- Award Snub: It was nominated for four Academy Awards at the 1997 Academy Awards for Best Cinematography, Best Costume Design, Best Original Dramatic Score and Best Supporting Actor. Sadly, it didn't win a single one, primarily because that was the year of Titanic's blowout win — albeit Anthony Hopkins was beaten to the Best Supporting Actor prize by Robin Williams' turn in Good Will Hunting (Titanic wasn't nominated in that category).
- Awesome Music: Dry Your Tears, Afrika. It is a John Williams score, so that's to be expected.
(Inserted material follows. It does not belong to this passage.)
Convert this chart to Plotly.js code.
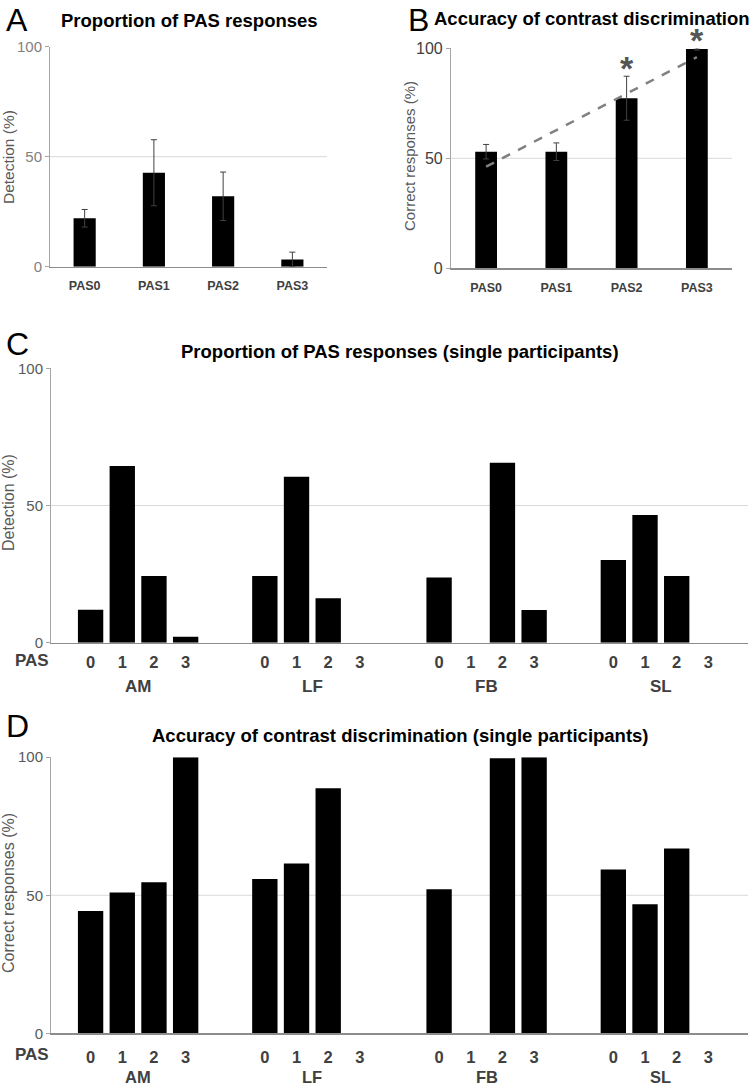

- Narm Charm: The "Give us! Us free!" scene may look silly in context (Cinqué is shouting to the court room to free his people, while they look astonished and confused), but it is definitely a powerful and emotional moment, You No Take Candle be damned.
- Nightmare Fuel:
- The middle passage scenes will haunt you, especially the scene where the slavers decide to lighten the overloaded ship by attaching an anchor to an entire chain of people and letting it drag them screaming and struggling overboard.
- The opening mutiny sequence, with Cinqué bloodying his fingers as he slowly digs a nail out of the deck to pick the lock on his shackles, and then the freed slaves graphically slaughtering most of their captors. It's made all the more haunting by the fact that it takes place in the middle of a thunderstorm, with what little lighting we do get mostly coming from lightning strikes.
- One-Scene Wonder: Arliss Howard as John C. Calhoun.
- Retroactive Recognition: Chiwetel Ejiofor in his first Hollywood role as Ensign James Covey, the interpreter for the slaves.
- Tear Jerker: The Middle Passage scene will ruin any day with its horror and brutality. Worst of all is when a pregnant woman dies in childbirth; another woman takes her newborn baby, and not long afterwards is Driven to Suicide, throwing herself overboard after evidently deciding that she and the baby would be better off dead than living as slaves.